> **What you are asked to do**
Transcribe only the lines from the line with "Emit a component" through the line with "p.closePath();", exactly, counting both of those lines as part of the stretch.
____________________
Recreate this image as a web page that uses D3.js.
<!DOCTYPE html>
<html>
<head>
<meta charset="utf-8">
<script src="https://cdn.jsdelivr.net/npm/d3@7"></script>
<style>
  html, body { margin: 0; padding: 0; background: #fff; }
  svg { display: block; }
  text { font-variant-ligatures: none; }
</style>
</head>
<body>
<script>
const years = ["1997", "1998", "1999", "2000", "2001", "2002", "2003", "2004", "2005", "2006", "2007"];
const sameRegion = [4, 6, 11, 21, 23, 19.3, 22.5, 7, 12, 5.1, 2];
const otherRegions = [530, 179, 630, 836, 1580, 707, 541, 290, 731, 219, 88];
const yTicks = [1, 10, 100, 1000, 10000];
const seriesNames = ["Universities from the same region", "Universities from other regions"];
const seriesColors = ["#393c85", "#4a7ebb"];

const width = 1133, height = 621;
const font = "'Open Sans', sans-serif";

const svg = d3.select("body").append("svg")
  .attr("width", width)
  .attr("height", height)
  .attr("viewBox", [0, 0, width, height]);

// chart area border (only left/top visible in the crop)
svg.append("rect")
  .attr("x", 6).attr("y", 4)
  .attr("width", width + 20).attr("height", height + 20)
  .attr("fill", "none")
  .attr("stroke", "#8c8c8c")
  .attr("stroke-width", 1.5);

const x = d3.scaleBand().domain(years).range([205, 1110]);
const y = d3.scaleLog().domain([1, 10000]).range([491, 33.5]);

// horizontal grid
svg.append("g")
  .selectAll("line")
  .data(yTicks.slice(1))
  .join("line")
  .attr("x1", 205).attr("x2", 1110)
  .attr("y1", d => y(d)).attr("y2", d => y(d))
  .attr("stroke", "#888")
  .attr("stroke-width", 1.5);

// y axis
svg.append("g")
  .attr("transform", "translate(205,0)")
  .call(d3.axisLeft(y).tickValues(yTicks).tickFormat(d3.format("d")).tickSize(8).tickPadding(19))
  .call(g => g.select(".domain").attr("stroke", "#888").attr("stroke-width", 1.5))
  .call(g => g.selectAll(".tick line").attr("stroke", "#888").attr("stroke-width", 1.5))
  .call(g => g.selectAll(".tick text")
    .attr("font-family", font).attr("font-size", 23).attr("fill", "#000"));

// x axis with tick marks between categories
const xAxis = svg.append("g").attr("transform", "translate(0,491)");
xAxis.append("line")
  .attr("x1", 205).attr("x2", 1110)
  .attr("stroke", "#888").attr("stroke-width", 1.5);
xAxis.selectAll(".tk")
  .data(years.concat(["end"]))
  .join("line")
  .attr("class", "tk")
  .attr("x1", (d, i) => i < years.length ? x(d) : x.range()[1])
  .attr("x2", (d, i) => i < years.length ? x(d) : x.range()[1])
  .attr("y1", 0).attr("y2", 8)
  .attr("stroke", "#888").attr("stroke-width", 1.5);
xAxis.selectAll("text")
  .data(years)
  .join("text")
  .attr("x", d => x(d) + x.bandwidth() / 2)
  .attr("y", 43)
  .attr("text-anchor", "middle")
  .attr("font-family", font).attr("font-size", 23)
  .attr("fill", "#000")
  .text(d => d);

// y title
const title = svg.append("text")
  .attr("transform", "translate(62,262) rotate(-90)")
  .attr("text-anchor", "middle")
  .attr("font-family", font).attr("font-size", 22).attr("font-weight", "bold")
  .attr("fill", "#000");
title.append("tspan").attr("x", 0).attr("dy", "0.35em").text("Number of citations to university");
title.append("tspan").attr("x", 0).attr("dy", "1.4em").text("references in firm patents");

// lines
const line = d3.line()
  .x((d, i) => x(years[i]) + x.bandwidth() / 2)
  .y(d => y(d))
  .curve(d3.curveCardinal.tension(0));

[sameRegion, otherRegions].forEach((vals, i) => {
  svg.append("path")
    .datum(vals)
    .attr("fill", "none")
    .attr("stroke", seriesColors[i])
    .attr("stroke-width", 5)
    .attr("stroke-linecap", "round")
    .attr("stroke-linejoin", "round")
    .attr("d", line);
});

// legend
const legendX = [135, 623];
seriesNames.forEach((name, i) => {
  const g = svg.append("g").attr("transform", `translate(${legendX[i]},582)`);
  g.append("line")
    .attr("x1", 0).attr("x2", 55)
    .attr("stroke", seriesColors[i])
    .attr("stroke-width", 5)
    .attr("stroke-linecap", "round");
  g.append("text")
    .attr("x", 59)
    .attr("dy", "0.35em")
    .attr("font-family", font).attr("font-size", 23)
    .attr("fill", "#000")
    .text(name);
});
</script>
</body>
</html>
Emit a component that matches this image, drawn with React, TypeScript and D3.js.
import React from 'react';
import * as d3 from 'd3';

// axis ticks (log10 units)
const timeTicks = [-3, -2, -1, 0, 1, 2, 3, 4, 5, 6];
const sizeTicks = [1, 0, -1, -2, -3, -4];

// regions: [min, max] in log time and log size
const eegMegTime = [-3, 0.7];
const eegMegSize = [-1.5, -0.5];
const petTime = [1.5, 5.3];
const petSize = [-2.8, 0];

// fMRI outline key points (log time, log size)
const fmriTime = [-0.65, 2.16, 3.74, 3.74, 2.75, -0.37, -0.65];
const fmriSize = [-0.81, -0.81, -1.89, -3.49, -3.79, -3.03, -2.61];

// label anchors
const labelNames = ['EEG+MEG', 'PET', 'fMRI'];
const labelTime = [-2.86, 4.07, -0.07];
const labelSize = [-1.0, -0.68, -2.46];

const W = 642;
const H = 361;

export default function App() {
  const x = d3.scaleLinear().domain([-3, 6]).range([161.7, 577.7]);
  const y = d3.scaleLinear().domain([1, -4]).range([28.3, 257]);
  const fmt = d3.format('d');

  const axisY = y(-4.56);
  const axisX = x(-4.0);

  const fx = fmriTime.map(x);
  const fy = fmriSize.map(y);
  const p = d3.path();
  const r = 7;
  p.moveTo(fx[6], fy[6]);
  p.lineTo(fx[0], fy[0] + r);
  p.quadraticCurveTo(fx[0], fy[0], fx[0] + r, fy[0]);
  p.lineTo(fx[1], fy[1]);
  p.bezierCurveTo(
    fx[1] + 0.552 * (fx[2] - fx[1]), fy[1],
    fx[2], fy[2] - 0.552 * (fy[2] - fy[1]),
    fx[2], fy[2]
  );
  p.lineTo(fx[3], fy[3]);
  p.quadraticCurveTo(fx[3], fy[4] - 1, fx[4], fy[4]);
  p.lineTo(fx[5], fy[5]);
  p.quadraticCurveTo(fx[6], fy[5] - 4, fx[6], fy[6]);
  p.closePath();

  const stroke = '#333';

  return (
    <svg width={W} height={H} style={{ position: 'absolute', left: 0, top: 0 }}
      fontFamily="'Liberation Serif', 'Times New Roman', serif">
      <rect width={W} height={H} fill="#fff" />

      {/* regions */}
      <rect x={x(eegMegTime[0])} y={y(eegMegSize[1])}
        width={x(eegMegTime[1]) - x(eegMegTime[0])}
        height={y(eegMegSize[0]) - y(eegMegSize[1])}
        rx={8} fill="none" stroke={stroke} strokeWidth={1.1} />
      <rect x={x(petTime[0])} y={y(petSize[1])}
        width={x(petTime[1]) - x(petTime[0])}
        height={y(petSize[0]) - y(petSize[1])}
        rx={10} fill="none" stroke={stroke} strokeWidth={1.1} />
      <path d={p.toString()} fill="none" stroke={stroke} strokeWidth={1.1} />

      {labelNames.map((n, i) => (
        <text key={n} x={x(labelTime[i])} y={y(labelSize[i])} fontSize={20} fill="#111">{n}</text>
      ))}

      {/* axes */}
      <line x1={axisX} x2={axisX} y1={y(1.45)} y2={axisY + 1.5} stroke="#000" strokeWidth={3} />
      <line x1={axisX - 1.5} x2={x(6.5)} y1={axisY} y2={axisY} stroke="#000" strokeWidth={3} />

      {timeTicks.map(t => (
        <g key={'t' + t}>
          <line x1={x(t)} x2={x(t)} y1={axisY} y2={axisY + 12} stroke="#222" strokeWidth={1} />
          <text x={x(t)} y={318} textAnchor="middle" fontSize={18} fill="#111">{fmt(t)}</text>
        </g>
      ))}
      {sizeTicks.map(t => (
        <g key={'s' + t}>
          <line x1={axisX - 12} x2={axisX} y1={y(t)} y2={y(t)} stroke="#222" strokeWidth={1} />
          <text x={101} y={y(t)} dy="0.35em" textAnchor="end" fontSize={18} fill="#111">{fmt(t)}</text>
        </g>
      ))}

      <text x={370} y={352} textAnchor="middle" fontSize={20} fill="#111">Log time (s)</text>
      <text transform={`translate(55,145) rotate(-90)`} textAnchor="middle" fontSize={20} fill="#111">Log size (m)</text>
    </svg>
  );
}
____________________
> **Solution**
Emit a component that matches this image, drawn with React, TypeScript and D3.js.
import React from 'react';
import * as d3 from 'd3';

// axis ticks (log10 units)
const timeTicks = [-3, -2, -1, 0, 1, 2, 3, 4, 5, 6];
const sizeTicks = [1, 0, -1, -2, -3, -4];

// regions: [min, max] in log time and log size
const eegMegTime = [-3, 0.7];
const eegMegSize = [-1.5, -0.5];
const petTime = [1.5, 5.3];
const petSize = [-2.8, 0];

// fMRI outline key points (log time, log size)
const fmriTime = [-0.65, 2.16, 3.74, 3.74, 2.75, -0.37, -0.65];
const fmriSize = [-0.81, -0.81, -1.89, -3.49, -3.79, -3.03, -2.61];

// label anchors
const labelNames = ['EEG+MEG', 'PET', 'fMRI'];
const labelTime = [-2.86, 4.07, -0.07];
const labelSize = [-1.0, -0.68, -2.46];

const W = 642;
const H = 361;

export default function App() {
  const x = d3.scaleLinear().domain([-3, 6]).range([161.7, 577.7]);
  const y = d3.scaleLinear().domain([1, -4]).range([28.3, 257]);
  const fmt = d3.format('d');

  const axisY = y(-4.56);
  const axisX = x(-4.0);

  const fx = fmriTime.map(x);
  const fy = fmriSize.map(y);
  const p = d3.path();
  const r = 7;
  p.moveTo(fx[6], fy[6]);
  p.lineTo(fx[0], fy[0] + r);
  p.quadraticCurveTo(fx[0], fy[0], fx[0] + r, fy[0]);
  p.lineTo(fx[1], fy[1]);
  p.bezierCurveTo(
    fx[1] + 0.552 * (fx[2] - fx[1]), fy[1],
    fx[2], fy[2] - 0.552 * (fy[2] - fy[1]),
    fx[2], fy[2]
  );
  p.lineTo(fx[3], fy[3]);
  p.quadraticCurveTo(fx[3], fy[4] - 1, fx[4], fy[4]);
  p.lineTo(fx[5], fy[5]);
  p.quadraticCurveTo(fx[6], fy[5] - 4, fx[6], fy[6]);
  p.closePath();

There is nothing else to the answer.